Some time ago, I attempted to veganize cream of tomato soup.  Today I attempted to vegetarianize French Onion Soup, which is traditionally made with a meat stock.  No mean feat, given the pre-warning that it is not nice if too salty and that I had been thinking Marmite would give it a meaty taste.  The mushrooms gave a bit of ‘meatiness’ to the stock without adding a ton of salt. Also, I can’t remember eating French Onion Soup.  I know I have done because I have a vague memory of making a version from a book I got when I was about 10; a version that I very much doubt contained alcohol – even if it was the seventies.  I’ll have to try the real deal at some point to see how the version below measures up but it all disappeared at the dinner table this evening so that’s a good sign.

  • 3 or 4 large onions
  • 3 or 4 cloves of garlic
  • Olive oil
  • Red wine (I used Merlot because it was open)
  • Stock: I used a level teaspoon of low-salt vegan bouillon, a handful of dried porcini mushrooms and 3-4 squirts of Bragg’s Aminos (soy sauce without added wheat or salt and made by some very strange people) to a pint and a half of boiling water
  • Agave nectar (sugar will do; I don’t know where ours is)
  • Bay leaves
  • Mixed herbs
  • Vegetarian hard cheese e.g. veggie Parmesan – Morrison’s cheap hard Parmesan-like cheese is vegetarian (although it comes from cows so I can’t have any)
  1. Slice the onions finely and cook in the oil over a low-ish heat for ages, stirring occasionally.  By ages I mean about half an hour.
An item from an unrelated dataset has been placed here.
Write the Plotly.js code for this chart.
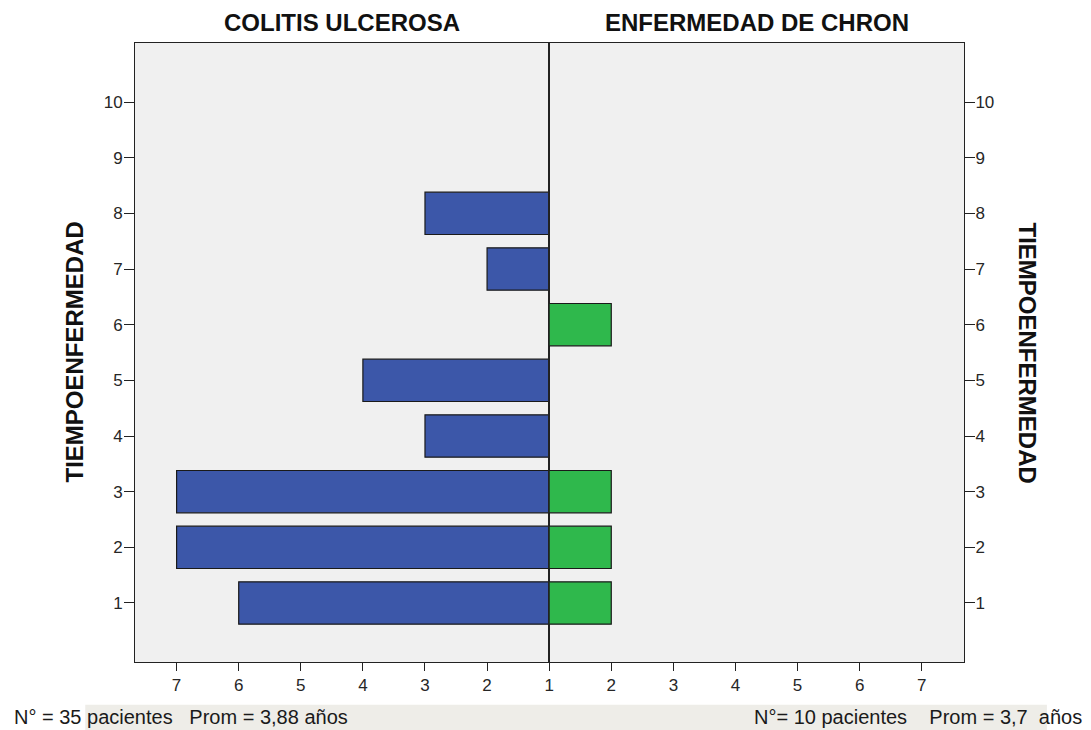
<!DOCTYPE html>
<html>
<head>
<meta charset="utf-8">
<script src="https://cdn.plot.ly/plotly-3.0.1.min.js"></script>
<style>
  html, body { margin: 0; padding: 0; background: #ffffff; }
  #chart { width: 1091px; height: 730px; }
</style>
</head>
<body>
<div id="chart"></div>
<script>
// ---- data ----
const tiempo = [1, 2, 3, 4, 5, 6, 7, 8, 9, 10];
// bar end values as read on the axes (null = no bar)
const colitisValues = [6, 7, 7, 3, 4, null, 2, 3, null, null];
const chronValues   = [2, 2, 2, null, null, 2, null, null, null, null];
const leftTicks  = [1, 2, 3, 4, 5, 6, 7];
const rightTicks = [2, 3, 4, 5, 6, 7];
const yTicks = [1, 2, 3, 4, 5, 6, 7, 8, 9, 10];
const panelTitles = ["COLITIS ULCEROSA", "ENFERMEDAD DE CHRON"];
const yTitle = "TIEMPOENFERMEDAD";
const footLeft  = "N° = 35 pacientes\u00A0\u00A0\u00A0Prom = 3,88 años";
const footRight = "N°= 10 pacientes\u00A0\u00A0\u00A0\u00A0Prom = 3,7\u00A0\u00A0años";
const axisOrigin = 1;

// ---- styles ----
const FONT = "Arial, 'Liberation Sans', Helvetica, sans-serif";
const LINE = "#222222";
const BLUE = "#3c57a9";
const GREEN = "#2fb84c";

function lengths(arr) { return arr.map(v => v == null ? null : v - axisOrigin); }

const traces = [
  {
    type: "bar", orientation: "h",
    y: tiempo, x: lengths(colitisValues), base: axisOrigin,
    width: 0.76,
    marker: { color: BLUE, line: { color: "#1a1a1a", width: 1.2 } },
    xaxis: "x", yaxis: "y", hoverinfo: "skip"
  },
  {
    type: "bar", orientation: "h",
    y: tiempo, x: lengths(chronValues), base: axisOrigin,
    width: 0.76,
    marker: { color: GREEN, line: { color: "#1a1a1a", width: 1.2 } },
    xaxis: "x2", yaxis: "y2", hoverinfo: "skip"
  }
];

const split = 0.4996;
const baseAxis = {
  showline: true, linecolor: LINE, linewidth: 1, mirror: true,
  ticks: "outside", tickcolor: LINE, tickwidth: 1,
  showgrid: false, zeroline: false, fixedrange: true,
  tickfont: { family: FONT, size: 17, color: "#262626" }
};

const layout = {
  width: 1091, height: 730,
  margin: { l: 135, r: 126.7, t: 43, b: 68.3, pad: 0 },
  paper_bgcolor: "#ffffff",
  plot_bgcolor: "#f0f0f0",
  showlegend: false,
  font: { family: FONT, color: "#1a1a1a" },
  xaxis: Object.assign({}, baseAxis, {
    domain: [0, split], range: [7.67, 1], tickvals: leftTicks, ticklen: 8, anchor: "y"
  }),
  xaxis2: Object.assign({}, baseAxis, {
    domain: [split, 1], range: [1, 7.68], tickvals: rightTicks, ticklen: 8, anchor: "y2"
  }),
  yaxis: Object.assign({}, baseAxis, {
    domain: [0, 1], range: [-0.06, 11.06], tickvals: yTicks, ticklen: 10, anchor: "x", side: "left",
    ticklabelstandoff: -2
  }),
  yaxis2: Object.assign({}, baseAxis, {
    domain: [0, 1], range: [-0.06, 11.06], tickvals: yTicks, ticklen: 10, anchor: "x2", side: "right",
    ticklabelstandoff: -3
  }),
  shapes: [
    { type: "rect", xref: "paper", yref: "paper", layer: "below",
      x0: -0.06, x1: 1.10, y0: -0.069, y1: -0.112,
      fillcolor: "#eeede8", line: { width: 0 } }
  ],
  annotations: [
    { text: panelTitles[0], xref: "paper", yref: "paper", x: split / 2, y: 1,
      xanchor: "center", yanchor: "middle", yshift: 21, showarrow: false,
      font: { family: FONT, size: 24, color: "#111111", weight: "bold" } },
    { text: panelTitles[1], xref: "paper", yref: "paper", x: (1 + split) / 2, y: 1,
      xanchor: "center", yanchor: "middle", yshift: 21, showarrow: false,
      font: { family: FONT, size: 24, color: "#111111", weight: "bold" } },
    { text: yTitle, xref: "paper", yref: "paper", x: 0, y: 0.5, textangle: -90,
      xanchor: "center", yanchor: "middle", xshift: -61, showarrow: false,
      font: { family: FONT, size: 24, color: "#111111", weight: "bold" } },
    { text: yTitle, xref: "paper", yref: "paper", x: 1, y: 0.5, textangle: 90,
      xanchor: "center", yanchor: "middle", xshift: 63, showarrow: false,
      font: { family: FONT, size: 24, color: "#111111", weight: "bold" } },
    { text: footLeft, xref: "paper", yref: "paper", x: -0.1483, y: -0.0894,
      xanchor: "left", yanchor: "middle", showarrow: false,
      font: { family: FONT, size: 20, color: "#1a1a1a" } },
    { text: footRight, xref: "paper", yref: "paper", x: 1.1443, y: -0.0894,
      xanchor: "right", yanchor: "middle", showarrow: false,
      font: { family: FONT, size: 20, color: "#1a1a1a" } }
  ]
};

Plotly.newPlot("chart", traces, layout, { displayModeBar: false, staticPlot: true });
</script>
</body>
</html>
  2. Squirt some agave nectar in after about 10-15 minutes to help the onions caramelize a bit
  3. When onions look just about ready (browning at edges and soft), throw in minced garlic and cook for another minute
  4. Add a splash of wine and the stock, herbs and bay leaves – simmer while you set the table
  5. Serve with grated cheese

I believe traditional French Onion Soup employs squares of cheese on toast instead of just a sprinkle of cheese, hence it looks interesting enough to take a photo of.  You may be reassured, however, that this tasted too nice for me to remember to photograph it.